Data =>
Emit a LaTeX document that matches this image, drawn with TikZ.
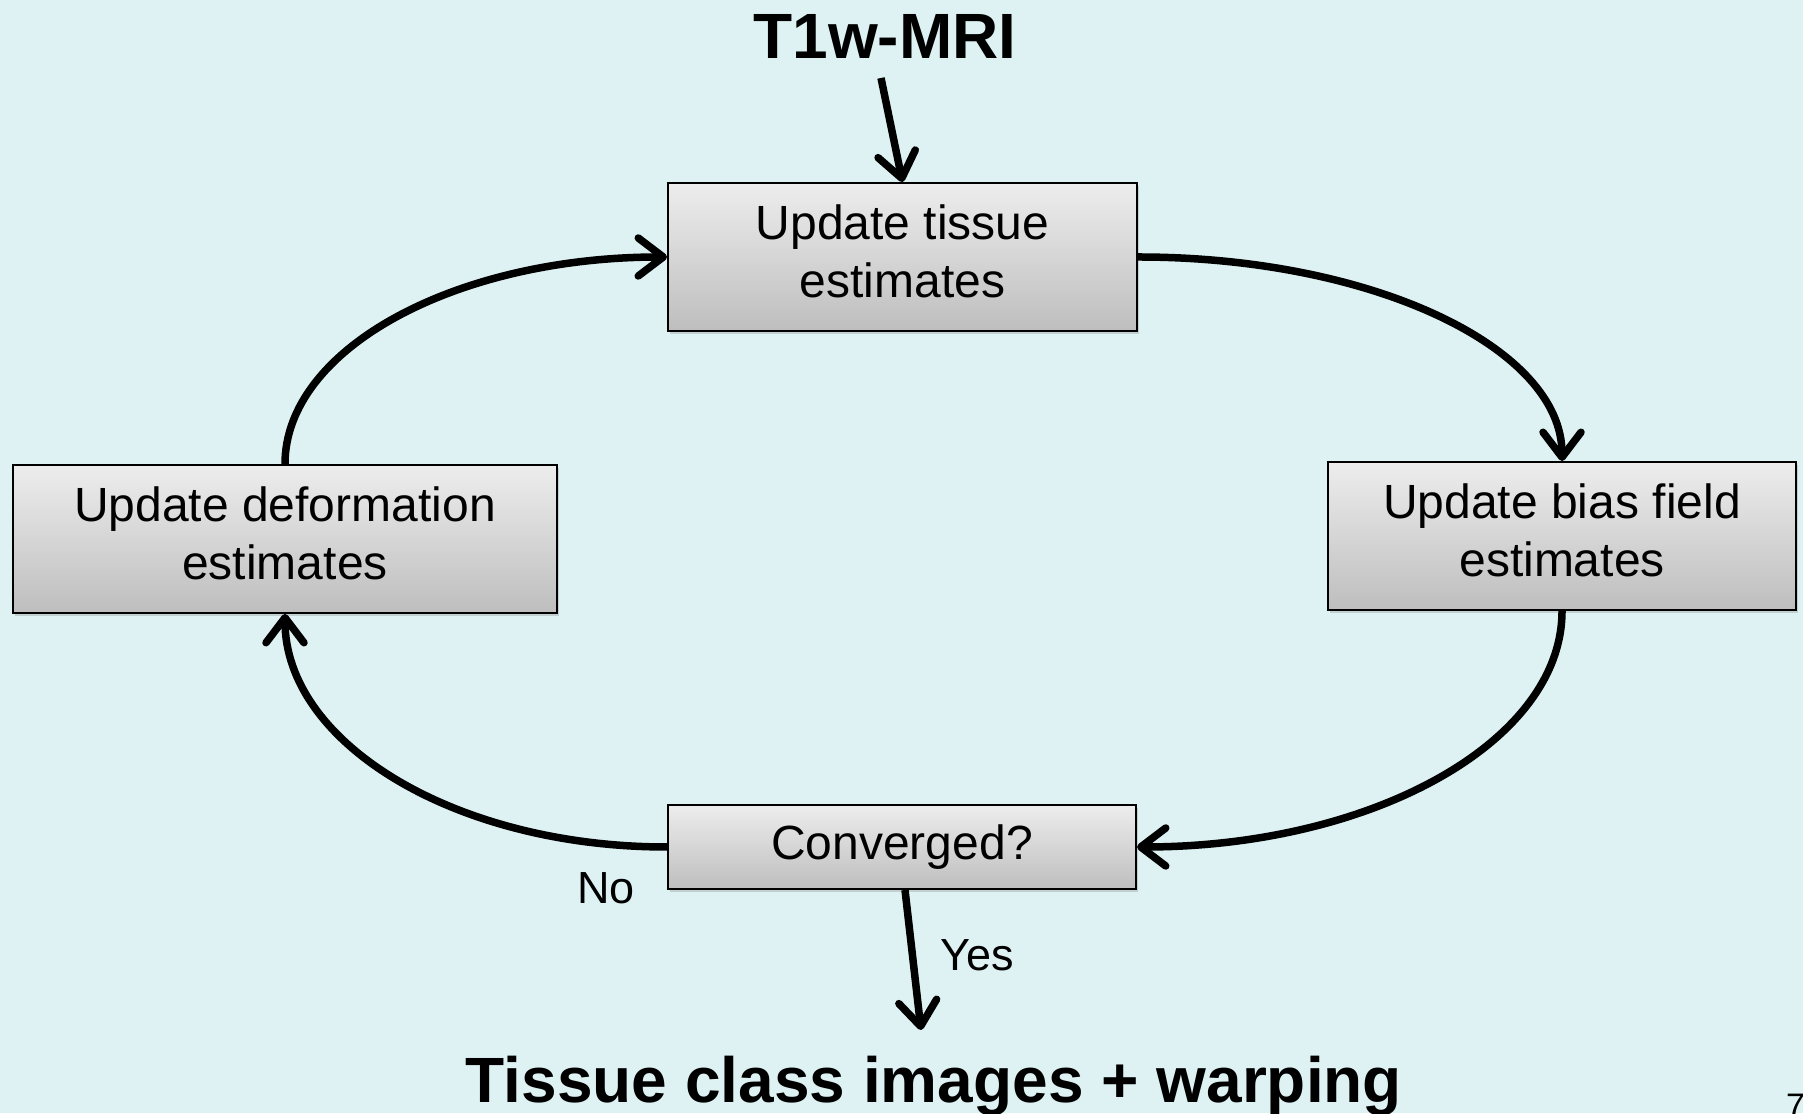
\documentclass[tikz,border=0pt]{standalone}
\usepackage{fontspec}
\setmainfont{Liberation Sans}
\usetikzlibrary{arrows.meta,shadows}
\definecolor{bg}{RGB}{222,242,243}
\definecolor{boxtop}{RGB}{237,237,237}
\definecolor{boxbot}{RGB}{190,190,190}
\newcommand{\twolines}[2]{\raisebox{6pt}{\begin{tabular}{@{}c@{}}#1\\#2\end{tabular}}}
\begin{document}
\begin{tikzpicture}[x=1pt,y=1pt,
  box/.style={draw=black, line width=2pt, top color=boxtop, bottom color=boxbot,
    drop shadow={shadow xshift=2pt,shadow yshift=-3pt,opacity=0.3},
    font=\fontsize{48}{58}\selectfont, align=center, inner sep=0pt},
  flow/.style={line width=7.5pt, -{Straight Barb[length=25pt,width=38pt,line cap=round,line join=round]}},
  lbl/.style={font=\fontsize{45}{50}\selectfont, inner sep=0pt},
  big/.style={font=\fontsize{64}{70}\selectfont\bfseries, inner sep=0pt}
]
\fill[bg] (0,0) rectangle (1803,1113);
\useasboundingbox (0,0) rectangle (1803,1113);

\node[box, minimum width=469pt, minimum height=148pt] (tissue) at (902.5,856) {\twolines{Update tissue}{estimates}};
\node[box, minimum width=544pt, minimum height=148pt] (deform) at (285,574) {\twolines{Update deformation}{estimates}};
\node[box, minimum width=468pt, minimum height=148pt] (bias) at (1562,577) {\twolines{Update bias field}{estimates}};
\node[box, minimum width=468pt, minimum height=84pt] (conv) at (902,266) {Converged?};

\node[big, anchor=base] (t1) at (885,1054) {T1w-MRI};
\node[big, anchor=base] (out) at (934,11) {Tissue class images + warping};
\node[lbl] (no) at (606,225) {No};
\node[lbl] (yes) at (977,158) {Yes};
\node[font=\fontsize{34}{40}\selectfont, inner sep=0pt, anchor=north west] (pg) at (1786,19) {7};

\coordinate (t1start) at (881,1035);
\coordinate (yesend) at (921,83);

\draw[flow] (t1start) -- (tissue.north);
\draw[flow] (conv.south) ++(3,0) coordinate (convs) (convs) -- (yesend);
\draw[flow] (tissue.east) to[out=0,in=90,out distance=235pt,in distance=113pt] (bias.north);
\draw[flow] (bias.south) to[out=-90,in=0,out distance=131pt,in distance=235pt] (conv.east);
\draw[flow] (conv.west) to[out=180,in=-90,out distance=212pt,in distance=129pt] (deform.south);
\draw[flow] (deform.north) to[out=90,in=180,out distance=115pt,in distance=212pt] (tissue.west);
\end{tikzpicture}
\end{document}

Set exercise =>
Return the material exactly as given, apart from the pictures.

Correct answer =>
Emit a LaTeX document that matches this image, drawn with TikZ.
\documentclass[tikz,border=0pt]{standalone}
\usepackage{fontspec}
\setmainfont{Liberation Sans}
\usetikzlibrary{arrows.meta,shadows}
\definecolor{bg}{RGB}{222,242,243}
\definecolor{boxtop}{RGB}{237,237,237}
\definecolor{boxbot}{RGB}{190,190,190}
\newcommand{\twolines}[2]{\raisebox{6pt}{\begin{tabular}{@{}c@{}}#1\\#2\end{tabular}}}
\begin{document}
\begin{tikzpicture}[x=1pt,y=1pt,
  box/.style={draw=black, line width=2pt, top color=boxtop, bottom color=boxbot,
    drop shadow={shadow xshift=2pt,shadow yshift=-3pt,opacity=0.3},
    font=\fontsize{48}{58}\selectfont, align=center, inner sep=0pt},
  flow/.style={line width=7.5pt, -{Straight Barb[length=25pt,width=38pt,line cap=round,line join=round]}},
  lbl/.style={font=\fontsize{45}{50}\selectfont, inner sep=0pt},
  big/.style={font=\fontsize{64}{70}\selectfont\bfseries, inner sep=0pt}
]
\fill[bg] (0,0) rectangle (1803,1113);
\useasboundingbox (0,0) rectangle (1803,1113);

\node[box, minimum width=469pt, minimum height=148pt] (tissue) at (902.5,856) {\twolines{Update tissue}{estimates}};
\node[box, minimum width=544pt, minimum height=148pt] (deform) at (285,574) {\twolines{Update deformation}{estimates}};
\node[box, minimum width=468pt, minimum height=148pt] (bias) at (1562,577) {\twolines{Update bias field}{estimates}};
\node[box, minimum width=468pt, minimum height=84pt] (conv) at (902,266) {Converged?};

\node[big, anchor=base] (t1) at (885,1054) {T1w-MRI};
\node[big, anchor=base] (out) at (934,11) {Tissue class images + warping};
\node[lbl] (no) at (606,225) {No};
\node[lbl] (yes) at (977,158) {Yes};
\node[font=\fontsize{34}{40}\selectfont, inner sep=0pt, anchor=north west] (pg) at (1786,19) {7};

\coordinate (t1start) at (881,1035);
\coordinate (yesend) at (921,83);

\draw[flow] (t1start) -- (tissue.north);
\draw[flow] (conv.south) ++(3,0) coordinate (convs) (convs) -- (yesend);
\draw[flow] (tissue.east) to[out=0,in=90,out distance=235pt,in distance=113pt] (bias.north);
\draw[flow] (bias.south) to[out=-90,in=0,out distance=131pt,in distance=235pt] (conv.east);
\draw[flow] (conv.west) to[out=180,in=-90,out distance=212pt,in distance=129pt] (deform.south);
\draw[flow] (deform.north) to[out=90,in=180,out distance=115pt,in distance=212pt] (tissue.west);
\end{tikzpicture}
\end{document}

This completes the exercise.